Despite his time on the then-dominant SK Gaming, multiple playoff appearances, and all-around gifted mechanical play, he still doesn’t feel appreciated.
“For example, me and [Oskar “VandeR” Bogdan] weren’t even considered for top 20 players at Worlds,” he says. “I find it really funny that we weren’t even considered among the best Western bot lanes. But we are. We definitely are.”
But in a scene whose definition of success is almost entirely results, many believe that FORG1VEN simply doesn’t have the resume. He disagrees.
“You can’t just write off a history or domination of a player. It’s absurd, and it’s really upsetting for me. And not only for me, but my support as well.”
The path to redemption for FORG1VEN has already begun. He and H2K ran back a slow start in the second week of Worlds, going 4-0 (including a tiebreaker) to earn the first seed out of Group C, beating out EDward Gaming, ahq e-Sports Club, and INTZ e-Sports. Next up, they’ve got Wildcard surprise Albus NoX Luna in the quarterfinals.
“I was certainly thinking that we are not going to go 3-0. 4-0 was even a bigger shock,” he says.
When asked about how he felt about playing against a Wildcard team late in the tournament, FORG1VEN seems disappointed. He wants to prove that he can compete with the best in the world.
“I’m not looking forward to playing against anyone. I just want to play against the team that is considered the bigger challenge,” he says. “Playing really good against better teams [than yours] makes your reputation a lot better and gives you the psychological advantage going into future games against them and others.”
So far, he believes, that underdog mentality has worked. But while he thinks the public doesn’t give him enough respect, he has noticed opposing bot lanes making room for him, notably against EDward Gaming.

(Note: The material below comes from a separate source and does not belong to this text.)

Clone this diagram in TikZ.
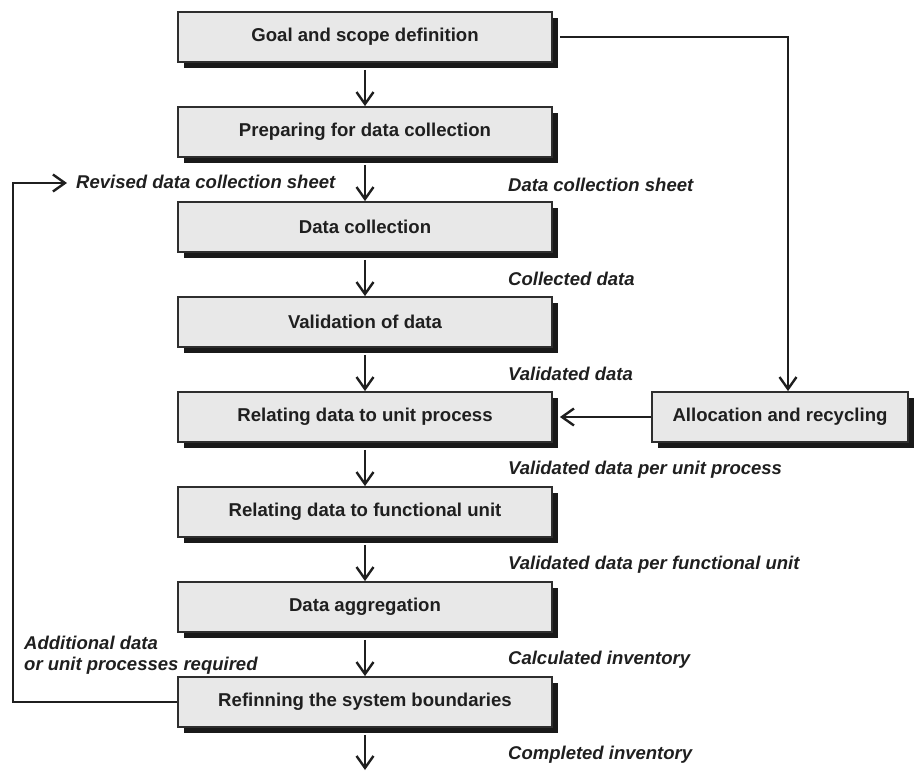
\documentclass[tikz,border=0pt]{standalone}
\usepackage{fontspec}
\setmainfont{Liberation Sans}
\usetikzlibrary{arrows.meta,shadows,calc}
\begin{document}
\begin{tikzpicture}[x=1pt,y=-1pt,
  procbox/.style={draw=black!82, line width=1.8pt, fill=black!9,
    minimum width=374pt, minimum height=50pt, inner sep=0pt,
    font=\bfseries\fontsize{18.6}{21}\selectfont, text=black!88,
    drop shadow={shadow xshift=6pt, shadow yshift=-6pt, fill=black!90, opacity=1}},
  flowarrow/.style={line width=2.4pt, draw=black!88,
    -{Straight Barb[length=12pt,width=17pt,line width=2.4pt]}},
  lbl/.style={font=\bfseries\itshape\fontsize{18.5}{21}\selectfont, text=black!88,
    anchor=west, inner sep=0pt, align=left}]
\useasboundingbox (0,0) rectangle (922,771);

\node[procbox] (b1) at (365,37)  {Goal and scope definition};
\node[procbox] (b2) at (365,132) {Preparing for data collection};
\node[procbox] (b3) at (365,227) {Data collection};
\node[procbox] (b4) at (365,322) {Validation of data};
\node[procbox] (b5) at (365,417) {Relating data to unit process};
\node[procbox] (b6) at (365,512) {Relating data to functional unit};
\node[procbox] (b7) at (365,607) {Data aggregation};
\node[procbox] (b8) at (365,702) {Refinning the system boundaries};
\node[procbox, minimum width=256pt] (alloc) at (780,417) {Allocation and recycling};

\draw[flowarrow] ([yshift=-7pt]b1.south) -- (b2.north);
\draw[flowarrow] ([yshift=-7pt]b2.south) -- (b3.north);
\draw[flowarrow] ([yshift=-7pt]b3.south) -- (b4.north);
\draw[flowarrow] ([yshift=-7pt]b4.south) -- (b5.north);
\draw[flowarrow] ([yshift=-7pt]b5.south) -- (b6.north);
\draw[flowarrow] ([yshift=-7pt]b6.south) -- (b7.north);
\draw[flowarrow] ([yshift=-7pt]b7.south) -- (b8.north);
\coordinate (endpt) at (365,770);
\draw[flowarrow] ([yshift=-7pt]b8.south) -- (endpt);

\draw[flowarrow] ([xshift=7pt]b1.east) -| ([xshift=8pt]alloc.north);
\draw[flowarrow] (alloc.west) -- ([xshift=7pt]b5.east);

\coordinate (loopc) at (13,183);
\coordinate (loopend) at (67,183);
\draw[flowarrow] (b8.west) -| (loopc) -- (loopend);

\node[lbl] (l0) at (76,182) {Revised data collection sheet};
\node[lbl] (l1) at (508,185) {Data collection sheet};
\node[lbl] (l2) at (508,279) {Collected data};
\node[lbl] (l3) at (508,374) {Validated data};
\node[lbl] (l4) at (508,470) {Validated data per unit process};
\node[lbl] (l5) at (508,565) {Validated data per functional unit};
\node[lbl] (l6) at (508,660) {Calculated inventory};
\node[lbl] (l7) at (508,755) {Completed inventory};
\node[lbl] (l8) at (24,655) {Additional data\\or unit processes required};
\end{tikzpicture}
\end{document}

“The reputation that I have as a player forced EDG to play wrong in almost all of their games, except one where they played against top lane,” he says. “Both times, I played against a guy [Kim “Deft” Hyuk-Kyu] who didn’t even buy a Tear [on Ezreal]. He got a lot of pressure and a lot of numbers in bot lane, not only in terms of ganks, but in wards and mid lane roams. Not actually doing them, but attempting them. Hiding in fog of war, or dropping a ward behind them for Teleport plays, etc. But he didn’t play for his team.”
While FORG1VEN was praised for his play against EDG, he believes that the story isn’t complete without proper outside criticism of his opponents.
“I didn’t see anyone criticizing my counterpart, who is supposed to be the best AD carry on the best bot lane in the world,” he says.
His critical nature towards other players gives him faith in his own play.
“I’m always going to be confident,” he says. “Especially when I play against people on stage, at least in bot lane, that weren’t special. They’re just ordinary players in our lane. My confidence will go higher and higher.”
So while he doesn’t believe any AD carry at Worlds is untouchable, he does think that there are strong players in the position.
“I certainly think that at ADC there are a lot of good or great players,” he says. “Sneaky, Bang. I think Uzi’s good. TSM didn’t have the greatest showing, but they were decent in scrims. CLG, their bot lane, was pretty strong too. I respect them a lot.”
What makes him good this year, though, is his ability to strengthen his teammates. He draws pressure to the bot lane with his aggressive play, freeing up his teammates to do what they need to do to win. And he has faith in them to perform, something he doesn’t believe every team has.
“I think there were a lot of great showings, at least individually,” he says. “But it’s a team game, especially this year. Unfortunately, if you have a weakness, or have one guy that’s weak on your team, he can do you harm. All the effort will go to waste.”
While FORG1VEN is still the outspoken semi-villain that he’s always been, he’s been trying to tone down his outbursts. But when it comes down to it, if there’s anything he can say or do that will help he or his team reach the top, he’s going to do it.